I love being an Anglican

This is a repeat of an old post.  Things are heating up in the Anglican communion, and I think it bears repeating:

 I love being an Anglican.  The great strength of the Anglican church today is that it is a church where you can worship with incense; bells; candles; organ music; choirs; guitars; praise music; drums; bass guitars; certainly in the same diocese, sometimes in the same church!  It is a church where you can cross yourself and bow, or you can sing a praise chorus with your hands in the air.  It is a church where your priest might wear a very plain black suit and collar for one service, and glittering vestments for the next one. Do you know why?  Because all of these things are style, not substance.  The substance is Jesus Christ, and him crucified.

I love being an Anglican.  I belong to a Network parish.  I have a godly priest who loves God and loves us; who points us to God; who teaches the substance using different styles, in order to remove stumbling blocks to Jesus Christ and him crucified. Despite the idiocies that grab the headlines in the blogosphere, there is a Godly Anglican church in Canada that is still very much alive, and is struggling for survival.  There are many godly men and women in Anglicanism who are still being called to the priesthood, and are calling the Anglican church back to orthodoxy.  Take a long hard look at this letter.  Read it again, and take a long hard look at the names of the priests who signed it. Read them again:

The Very Rev’d Roger Briggs
The Rev’d Andrea Christensen
The Rev’d Pat Coulombe
The Rev’d David Crawley
The Rev’d Archie Hunter
The Rev’d Frank Kirby
The Rev’d Alex Lewanowicz
The Ven. Tim Parent
The Rev’d Stephen Silverthorne
The Rev’d George Sinclair
The Rev’d Desiree Stedman
The Rev’d Neil Stephens
The Rev’d Donald Tudin
The Rev’d Scott Whitfield
The Rev’d Margo Whittaker
The Rev’d Jennifer Wickham

To my knowledge, only three of them are retired.  The rest of them have risked their careers and livelihoods by signing that letter;  some of them have put their hearts and souls into calling the Anglican church back to God.
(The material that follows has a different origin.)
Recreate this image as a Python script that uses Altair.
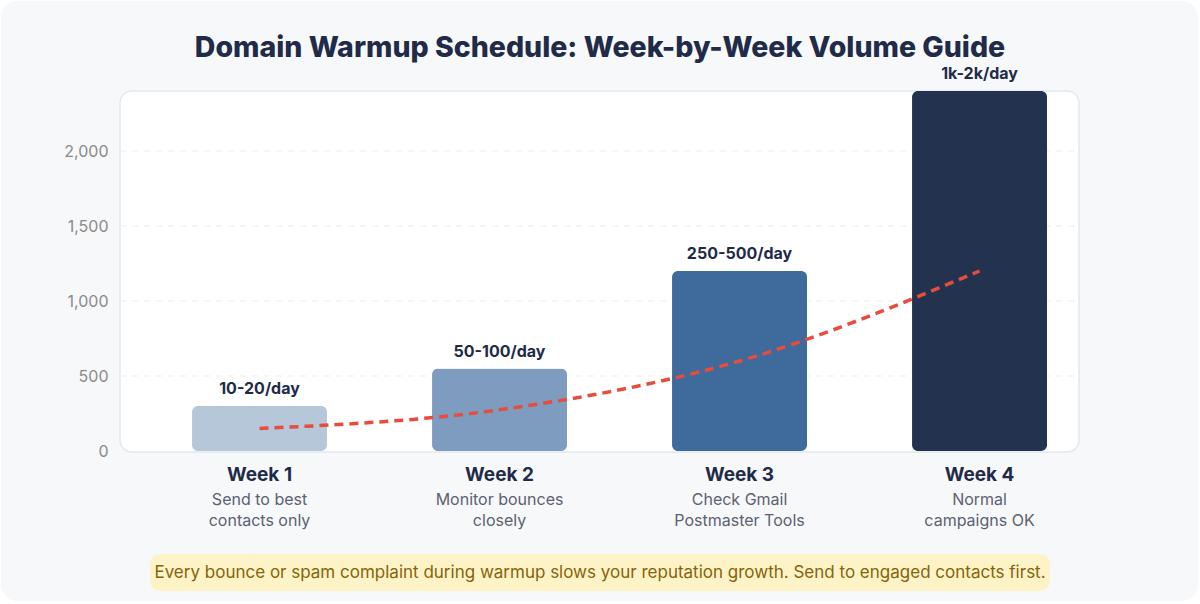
import altair as alt
import pandas as pd

# ---- data ----
weeks = ["Week 1", "Week 2", "Week 3", "Week 4"]
bar_values = [300, 550, 1200, 2400]
trend_values = [150, 275, 600, 1200]
bar_labels = ["10-20/day", "50-100/day", "250-500/day", "1k-2k/day"]
notes_line1 = ["Send to best", "Monitor bounces", "Check Gmail", "Normal"]
notes_line2 = ["contacts only", "closely", "Postmaster Tools", "campaigns OK"]
bar_colors = ["#b6c7da", "#7d9cbf", "#3f6a9c", "#23324f"]
grid_values = [500, 1000, 1500, 2000]
y_ticks = [0, 500, 1000, 1500, 2000]
title_text = "Domain Warmup Schedule: Week-by-Week Volume Guide"
footer_text = ("Every bounce or spam complaint during warmup slows your reputation growth. "
               "Send to engaged contacts first.")

FONT = "Inter"
NAVY = "#1f2b48"

df = pd.DataFrame({
    "week": weeks,
    "volume": bar_values,
    "trend": trend_values,
    "label": bar_labels,
    "note1": notes_line1,
    "note2": notes_line2,
})
grid_df = pd.DataFrame({"g": grid_values})
one = pd.DataFrame({"k": [0]})

W, H = 960, 360

x_scale = alt.Scale(domain=weeks, paddingInner=0.4375, paddingOuter=0.21875, align=0.686)
y_scale = alt.Scale(domain=[0, 2400], nice=False, zero=True)
x_enc = alt.X("week:N", scale=x_scale, sort=weeks, axis=None)
y_axis = alt.Axis(values=y_ticks, format=",d", ticks=False, domain=False, grid=False,
                  labelFont=FONT, labelFontSize=16, labelColor="#8a8a8a",
                  labelPadding=12, zindex=2)

card = alt.Chart(one).mark_rect(cornerRadius=16, fill="#f7f8fa").encode(
    x=alt.value(-119), x2=alt.value(W + 118), y=alt.value(-90), y2=alt.value(H + 150)
)
plot_bg = alt.Chart(one).mark_rect(
    cornerRadius=12, fill="white", stroke="#e3e8ef", strokeWidth=1.5
).encode(x=alt.value(0), x2=alt.value(W - 1), y=alt.value(0), y2=alt.value(H + 1))

title = alt.Chart(pd.DataFrame({"t": [title_text]})).mark_text(
    font=FONT, fontSize=28.5, fontWeight=800, color=NAVY, baseline="middle", align="center"
).encode(x=alt.value(W / 2), y=alt.value(-43), text="t:N")

grid = alt.Chart(grid_df).mark_rule(color="#e9edf2", strokeDash=[6, 6], strokeWidth=1).encode(
    y=alt.Y("g:Q", scale=y_scale, title=None, axis=y_axis),
    x=alt.value(0), x2=alt.value(W),
)

bars = alt.Chart(df).mark_bar(cornerRadius=6).encode(
    x=x_enc,
    y=alt.Y("volume:Q", scale=y_scale, title=None, axis=y_axis),
    color=alt.Color("week:N", scale=alt.Scale(domain=weeks, range=bar_colors), legend=None),
)

line = alt.Chart(df).mark_line(
    color="#e74c3c", strokeWidth=3.5, strokeDash=[9, 6], interpolate="monotone"
).encode(x=x_enc, y=alt.Y("trend:Q", scale=y_scale, title=None, axis=y_axis))

bar_text = alt.Chart(df).mark_text(
    font=FONT, fontSize=16, fontWeight="bold", color=NAVY, baseline="bottom", dy=-9
).encode(x=x_enc, y=alt.Y("volume:Q", scale=y_scale, title=None, axis=y_axis), text="label:N")

week_text = alt.Chart(df).mark_text(
    font=FONT, fontSize=19, fontWeight="bold", color=NAVY, baseline="middle"
).encode(x=x_enc, y=alt.value(384), text="week:N")

note1_text = alt.Chart(df).mark_text(
    font=FONT, fontSize=16, color="#5b6270", baseline="middle"
).encode(x=x_enc, y=alt.value(409), text="note1:N")

note2_text = alt.Chart(df).mark_text(
    font=FONT, fontSize=16, color="#5b6270", baseline="middle"
).encode(x=x_enc, y=alt.value(430), text="note2:N")

footer_box = alt.Chart(one).mark_rect(cornerRadius=10, fill="#fef3c7").encode(
    x=alt.value(30), x2=alt.value(930), y=alt.value(463), y2=alt.value(500)
)
footer = alt.Chart(pd.DataFrame({"t": [footer_text]})).mark_text(
    font=FONT, fontSize=17, color="#85640a", baseline="middle", align="center"
).encode(x=alt.value(W / 2), y=alt.value(482), text="t:N")

chart = alt.layer(
    card, plot_bg, title, grid, bars, line, bar_text, week_text, note1_text, note2_text,
    footer_box, footer,
).properties(
    width=W, height=H,
    padding={"left": 120, "top": 91, "right": 120, "bottom": 153},
    autosize=alt.AutoSizeParams(type="none"),
).configure(background="white").configure_view(stroke=None, fill=None)

chart.save("out.html", embed_options={"renderer": "svg", "actions": False})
I love God.  If there was no hope for the Anglican church, I would sadly, and with great grief, find another church home.  But there is hope.  Hope is written in the names of those sixteen priests who were willing to risk their jobs to call the Anglican diocese of Ottawa back to God.  Hope is written in every prayer for our church.  Hope is written in every voice raised in worship and song in every orthodox Anglican church every Sunday morning, whether those voices are accompanied by organ or guitar.  I love being an Anglican, and I intend to stay, pray, and fight to bring the beautiful Anglican church back to the Lord.